Evidemment ! Il n'est pire sourd que celui qui ne veut pas entendre.
«Ils n'osaient pas l'interroger», note encore l'évangile. Non parce
qu'ils étaient timides, mais parce que ça ne les intéressait pas du tout
de faire la lumière sur les propos de Jésus. Ils voulaient rester dans
leur rêve personnel, ce rêve qu'ils poursuivaient depuis des mois,
depuis qu'ils avaient trouvé Jésus. Un rêve de grandeur, un rêve de
puissance. La preuve, c'est qu'ils discutaient sur la route pour savoir
qui d'entre eux serait le premier. Le premier ministre. «Quand on aura
fait la révolution, je serai ministre des finances...ministre de la
police...». Et Pierre devait se récrier : «Mais c'est moi, le premier !
C'est à moi qu'il a confié les clés du Royaume. C'est sur moi qu'il veut
bâtir son Eglise». Et Jean, sans doute, devait penser dans son coin :
«C'est moi qu'il préfère».
Paradoxe
Jésus va poursuivre opiniâtrement le même discours : Ah, vous discutez
du pouvoir ! Vous discutez pour savoir qui est le plus grand ! Moi, je
vous le dis : le plus grand, c'est le plus petit. Vous voulez être le
premier ? Il faut être le dernier. Et il va prendre un enfant, parler
d'accueillir l'enfant. Non pas, comme on pourrait le croire, comme
symbole de la simplicité, de l'innocence, de la pureté. Mais parce qu'à
cette époque-là, l'enfant ce n'était rien. C'était ce qui ne comptait
pas. Dans notre civilisation où l'enfant est roi, on a du mal à
comprendre cela. Pourtant il en a été ainsi pendant des siècles, dans
l'histoire de l'humanité, jusqu'à une époque toute proche de nous.
L'enfant qui survivait aux premières semaines, aux premiers mois de sa
vie, dès qu'il était sevré, devait se débrouiller par lui-même, pour
rejoindre, le plus vite possible, le monde des adultes. Au Moyen-Age
comme au début du XXe siècle, à 12 ans, il n'y a plus d'enfants. Ils
travaillent tous. Ils ont une large part d'autonomie. Mon père est allé
travailler à l'usine à l'âge de 12 ans. Les autres, les petits, ça ne
compte pas. Cela peut choquer, mais c'est ainsi. Et quand Jésus prend un
enfant dans ses bras et parle d'accueillir les enfants, il veut dire que
ses disciples doivent accueillir et promouvoir tout ce qui ne compte pas
dans la société, tout ce qui est quantité négligeable, tout ce qui est
marginalisé.
Convoitise
Cela veut dire pour nous des choses importantes, vous le devinez bien.

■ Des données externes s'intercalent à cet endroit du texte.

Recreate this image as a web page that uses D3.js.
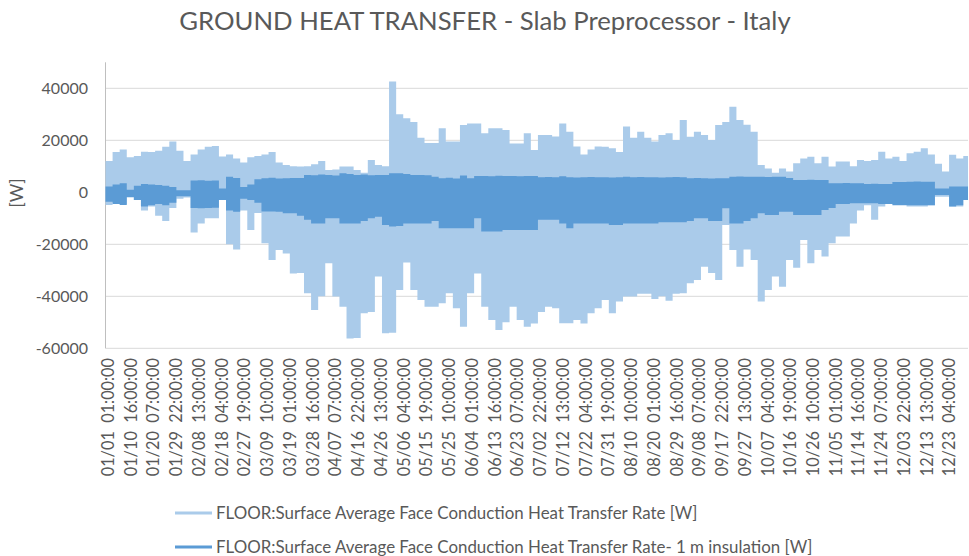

Si nous avions le temps, nous ferions silence quelques minutes et nous
nous demanderions : «Qu'est-ce qui a motivé mes actes cette semaine ?»
Est-ce le service des autres, ou ce que l'apôtre Jacques appelle «la
convoitise», c'est-à-dire la volonté de puissance sous toutes ses formes
: la volonté de dominer, de posséder, les choses ou les personnes.
Aujourd'hui la Parole de Dieu braque sur nos comportements, individuels
ou collectifs, un puissant projecteur. Et le tableau n'est pas brillant.
Une société se juge sur la manière dont les petits sont accueillis et
reconnus. Pas seulement les enfants, mais les immigrés, les handicapés,
les malades, les vieillards, tout ce qui compte si peu !
Ce
que je dis pour la société, je peux le dire de nos comportements
individuels. Sur le plan familial comme sur le plan professionnel. Si un
homme veut avoir une femme comme objet de jouissance, il la tue comme
femme, comme personne humaine : elle n'est plus qu'un objet. Si on
considère un homme uniquement comme un producteur ou un consommateur, on
le tue comme homme, comme personne humaine.
Jésus nous dit une deuxième chose en parlant d’«accueillir l'enfant».
L'enfant, c'est ce qui n'a pas de passé, ce qui est l'avenir, ce qui
ouvre sur l'avenir, ce qui est tout projet. Jésus nous invite donc à ne
pas nous replier sur un passé, mais à nous ouvrir sur l'avenir, sur la
nouveauté du Règne de Dieu qu'il vient inaugurer. Aussi faut-il nous
demander si nous ne sommes pas trop timorés, trop frileux, ne pensant
qu'à sauvegarder l'acquis, sans ouvrir nos cœurs et notre désir à un
avenir de fraternité et d'amour, dans le service des petits.